*** Dataset excerpt ***
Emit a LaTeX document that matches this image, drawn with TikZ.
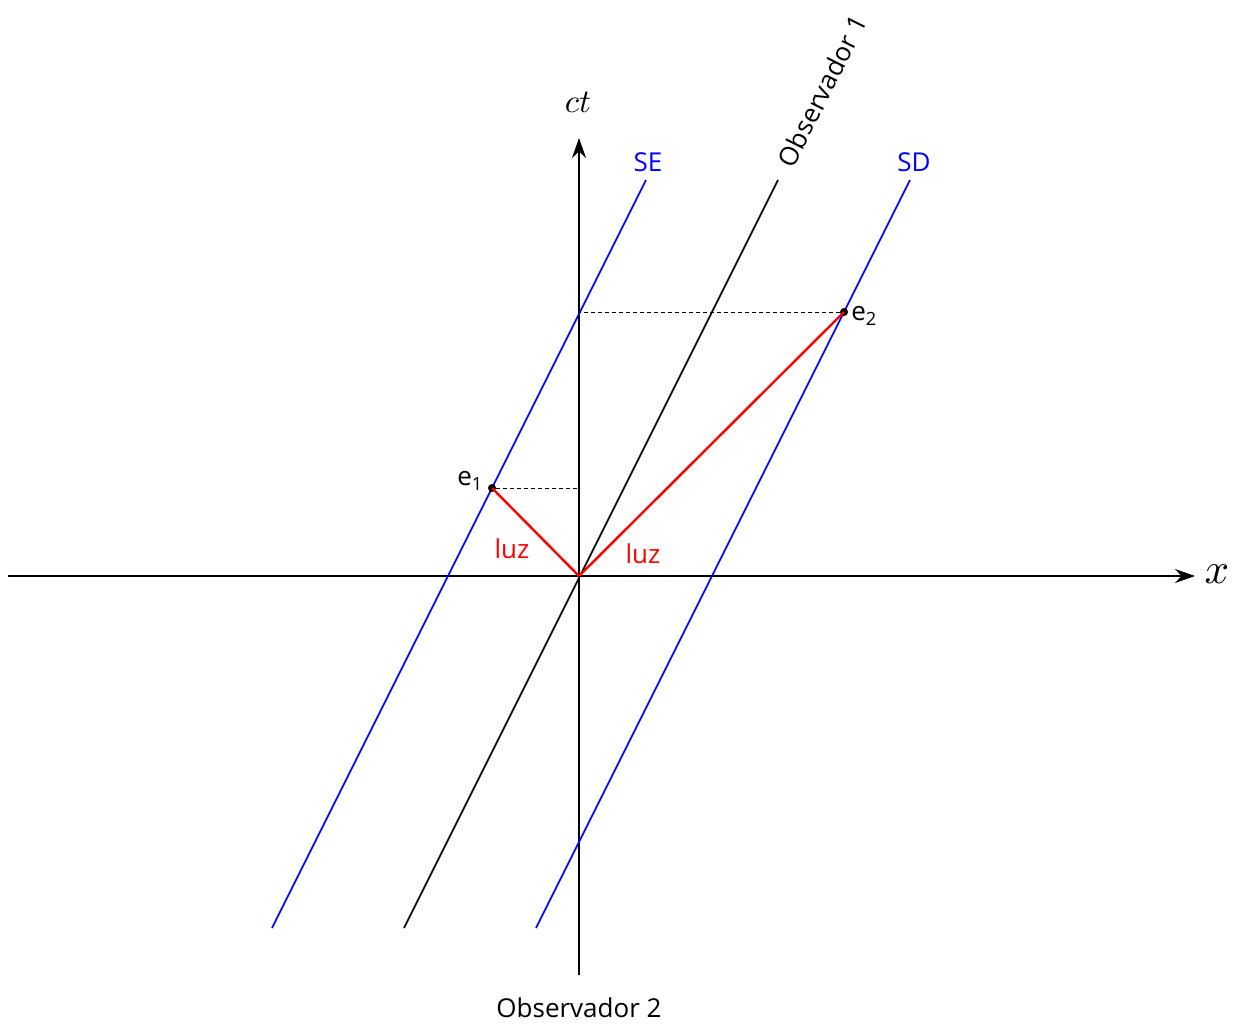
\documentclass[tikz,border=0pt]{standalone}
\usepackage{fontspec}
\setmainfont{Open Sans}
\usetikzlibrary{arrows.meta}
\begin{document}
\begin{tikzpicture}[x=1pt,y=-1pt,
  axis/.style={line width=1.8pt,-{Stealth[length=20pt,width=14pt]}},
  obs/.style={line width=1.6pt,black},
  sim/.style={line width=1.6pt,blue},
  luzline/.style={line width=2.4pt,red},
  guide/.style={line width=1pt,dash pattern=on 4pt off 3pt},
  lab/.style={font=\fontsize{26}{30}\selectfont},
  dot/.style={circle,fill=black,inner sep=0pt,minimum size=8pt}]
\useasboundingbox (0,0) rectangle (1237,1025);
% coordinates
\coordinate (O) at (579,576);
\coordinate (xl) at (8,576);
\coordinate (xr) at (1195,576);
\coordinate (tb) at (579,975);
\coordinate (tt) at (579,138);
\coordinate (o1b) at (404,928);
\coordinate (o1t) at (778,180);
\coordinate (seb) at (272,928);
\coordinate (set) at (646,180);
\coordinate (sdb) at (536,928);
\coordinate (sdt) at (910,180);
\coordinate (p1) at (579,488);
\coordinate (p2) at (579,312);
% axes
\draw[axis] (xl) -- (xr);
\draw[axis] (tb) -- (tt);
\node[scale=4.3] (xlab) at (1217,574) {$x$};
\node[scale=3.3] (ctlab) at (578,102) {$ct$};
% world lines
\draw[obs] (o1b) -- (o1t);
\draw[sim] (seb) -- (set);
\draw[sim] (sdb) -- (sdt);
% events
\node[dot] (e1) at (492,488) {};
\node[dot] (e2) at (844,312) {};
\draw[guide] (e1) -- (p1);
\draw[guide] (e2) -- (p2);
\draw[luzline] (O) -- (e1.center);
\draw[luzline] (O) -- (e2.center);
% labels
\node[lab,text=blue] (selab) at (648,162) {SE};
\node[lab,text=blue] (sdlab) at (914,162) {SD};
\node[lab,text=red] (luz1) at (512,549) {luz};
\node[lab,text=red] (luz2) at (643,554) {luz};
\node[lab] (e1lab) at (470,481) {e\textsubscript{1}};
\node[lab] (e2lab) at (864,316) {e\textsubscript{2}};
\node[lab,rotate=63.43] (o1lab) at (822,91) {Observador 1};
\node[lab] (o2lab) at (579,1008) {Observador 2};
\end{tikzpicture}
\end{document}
***
**Work required**
Retype the whole listing exactly and leave the pictures out.

**Written answer**
Emit a LaTeX document that matches this image, drawn with TikZ.
\documentclass[tikz,border=0pt]{standalone}
\usepackage{fontspec}
\setmainfont{Open Sans}
\usetikzlibrary{arrows.meta}
\begin{document}
\begin{tikzpicture}[x=1pt,y=-1pt,
  axis/.style={line width=1.8pt,-{Stealth[length=20pt,width=14pt]}},
  obs/.style={line width=1.6pt,black},
  sim/.style={line width=1.6pt,blue},
  luzline/.style={line width=2.4pt,red},
  guide/.style={line width=1pt,dash pattern=on 4pt off 3pt},
  lab/.style={font=\fontsize{26}{30}\selectfont},
  dot/.style={circle,fill=black,inner sep=0pt,minimum size=8pt}]
\useasboundingbox (0,0) rectangle (1237,1025);
% coordinates
\coordinate (O) at (579,576);
\coordinate (xl) at (8,576);
\coordinate (xr) at (1195,576);
\coordinate (tb) at (579,975);
\coordinate (tt) at (579,138);
\coordinate (o1b) at (404,928);
\coordinate (o1t) at (778,180);
\coordinate (seb) at (272,928);
\coordinate (set) at (646,180);
\coordinate (sdb) at (536,928);
\coordinate (sdt) at (910,180);
\coordinate (p1) at (579,488);
\coordinate (p2) at (579,312);
% axes
\draw[axis] (xl) -- (xr);
\draw[axis] (tb) -- (tt);
\node[scale=4.3] (xlab) at (1217,574) {$x$};
\node[scale=3.3] (ctlab) at (578,102) {$ct$};
% world lines
\draw[obs] (o1b) -- (o1t);
\draw[sim] (seb) -- (set);
\draw[sim] (sdb) -- (sdt);
% events
\node[dot] (e1) at (492,488) {};
\node[dot] (e2) at (844,312) {};
\draw[guide] (e1) -- (p1);
\draw[guide] (e2) -- (p2);
\draw[luzline] (O) -- (e1.center);
\draw[luzline] (O) -- (e2.center);
% labels
\node[lab,text=blue] (selab) at (648,162) {SE};
\node[lab,text=blue] (sdlab) at (914,162) {SD};
\node[lab,text=red] (luz1) at (512,549) {luz};
\node[lab,text=red] (luz2) at (643,554) {luz};
\node[lab] (e1lab) at (470,481) {e\textsubscript{1}};
\node[lab] (e2lab) at (864,316) {e\textsubscript{2}};
\node[lab,rotate=63.43] (o1lab) at (822,91) {Observador 1};
\node[lab] (o2lab) at (579,1008) {Observador 2};
\end{tikzpicture}
\end{document}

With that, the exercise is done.